10. The Old World Empires

10.7 Byzantium and Islam: the religious empires

In 410 AD, Alaric and his Goths plundered Rome. This is considered to be the end of Rome but there is no comparison between this sack and that suffered by Peking, which was laid waste by the Nomad. The Roman Empire was reconstituted thereafter into the two successor states of Byzantium and Persia, while the western part was lost to Barbarians (fig. 10.32).


Figure 10.32. Persia was a Nomad empire. Byzantium and Persia fought bitterly and weakened each other to such a point that Persia easily fell prey to the Nomad Arabs, after their conversion to Islam.

During a millenary, the Byzantine Empire was the only organized, strong and lawful entity existing on earth, where people of diverse origins could strive in dignity. This dignity as human beings was supported by the Orthodox Faith that claimed the uniqueness of every single human being in the eyes of God. The difficulty of the Orthodox Empire in civilizing barbarians by action at the spiritual level was that acceptance of the Orthodox faith meant political submission to the Basileus. The Semitic Arabs elaborated another version of the message of Christ, Islam, on which they relied to conquer the Empire.

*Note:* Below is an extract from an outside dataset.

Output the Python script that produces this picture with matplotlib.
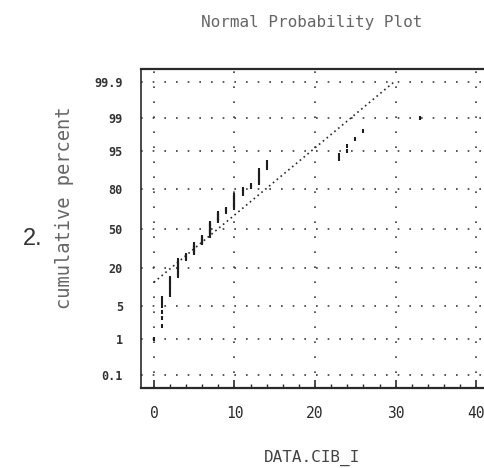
"""Normal probability plot, redrawn from a scanned dot-matrix printout."""

from statistics import NormalDist

import matplotlib

matplotlib.use("Agg")
import matplotlib.pyplot as plt
import numpy as np
from matplotlib.ticker import FixedLocator, MultipleLocator

# sample values (integers) and how many times each occurs
VALUES = [0, 1, 2, 3, 4, 5, 6, 7, 8, 9, 10, 11, 12, 13, 14, 23, 24, 25, 26, 33]
COUNTS = [1, 6, 8, 10, 4, 8, 6, 12, 8, 3, 10, 4, 2, 7, 3, 2, 2, 1, 1, 1]

# reference line
LINE_MEAN = 8.0
LINE_SD = 7.05
LINE_X = [0, 30]

Y_TICKS = [0.1, 1, 5, 20, 50, 80, 95, 99, 99.9]
Y_LABELS = ["0.1", "1", "5", "20", "50", "80", "95", "99", "99.9"]
X_TICKS = [0, 10, 20, 30, 40]

INK = "#2a2a2a"
GRID = "#3a3a3a"
MONO = "DejaVu Sans Mono"

nd = NormalDist()


def to_z(pct):
    return [nd.inv_cdf(p / 100.0) for p in pct]


# expand the frequency table and compute plotting positions i/(n+1)
data = np.repeat(VALUES, COUNTS)
n = len(data)
ranks = np.arange(1, n + 1)
pct = ranks / (n + 1) * 100.0
z_pts = to_z(pct)

fig = plt.figure(figsize=(4.85, 4.68), dpi=100)
ax = fig.add_axes([0.2907, 0.1709, 0.741, 0.6816])
ax.set_xlim(-1.6, 43)
ax.set_ylim(-3.365, 3.365)

# grid
for z in to_z(Y_TICKS):
    ax.axhline(z, color=GRID, lw=1.2, ls=(0, (1, 6)), zorder=1)
for x in X_TICKS:
    ax.axvline(x, color=GRID, lw=1.2, ls=(0, (1, 8)), zorder=1)

# fitted line
lx = np.array(LINE_X, dtype=float)
lz = (lx - LINE_MEAN) / LINE_SD
ax.plot(lx, lz, color=INK, lw=1.2, ls=(0, (1, 2)), zorder=2)

# data points
ax.plot(data, z_pts, ls="none", marker="|", ms=3.5, mew=1.5, color="#1e1e1e", zorder=3)

ax.set_yticks(to_z(Y_TICKS))
ax.set_yticklabels(Y_LABELS, family=MONO, fontsize=8.5, fontweight="bold", color="#333333")
ax.tick_params(axis="y", length=0, pad=13)

ax.xaxis.set_major_locator(FixedLocator(X_TICKS))
ax.xaxis.set_minor_locator(MultipleLocator(2))
ax.set_xticklabels([str(v) for v in X_TICKS], family=MONO, fontsize=10.5, color=INK)
ax.tick_params(axis="x", which="major", direction="in", length=6, width=1.2, pad=13, colors=INK)
ax.tick_params(axis="x", which="minor", direction="in", length=3, width=1.0, colors=INK)

for side in ["top", "bottom"]:
    ax.spines[side].set_linewidth(1.6)
    ax.spines[side].set_color(INK)
ax.spines["left"].set_linewidth(1.2)
ax.spines["left"].set_color(INK)
ax.spines["right"].set_visible(False)

fig.text(0.643, 0.952, "Normal Probability Plot", family=MONO, fontsize=11.5,
         color="#666666", ha="center", va="center")
fig.text(0.643, 0.022, "DATA.CIB_I", family=MONO, fontsize=11.5,
         color="#444444", ha="center", va="center")
fig.text(0.134, 0.557, "cumulative percent", family=MONO, fontsize=13.5,
         color="#666666", ha="center", va="center", rotation=90)
fig.text(0.068, 0.49, "2.", family="Liberation Sans", fontsize=17,
         color="#333333", ha="center", va="center")

fig.savefig("out.png", dpi=100)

The colonial Empire (fig. 10.33) initiated by Mohammed succeeded in controlling the Berbers but was arrested in its march towards the East by Chinese armies in the Fergana, in 715 AD. Also, Islam failed before Byzantium in 717 and again in 739. Finally, their conquest of contending Neolithic tribes was halted in France at Poitiers, in 732 AD.


Figure 10.33. The colonial Empire

The independent Germans were able to develop an original Neolithic culture sustained by a high religion and irradiated by Islamic and Byzantine civilizations. This original European culture was able to develop because Byzantium protected Europe during 500 years from the destructive incursions of Nomads.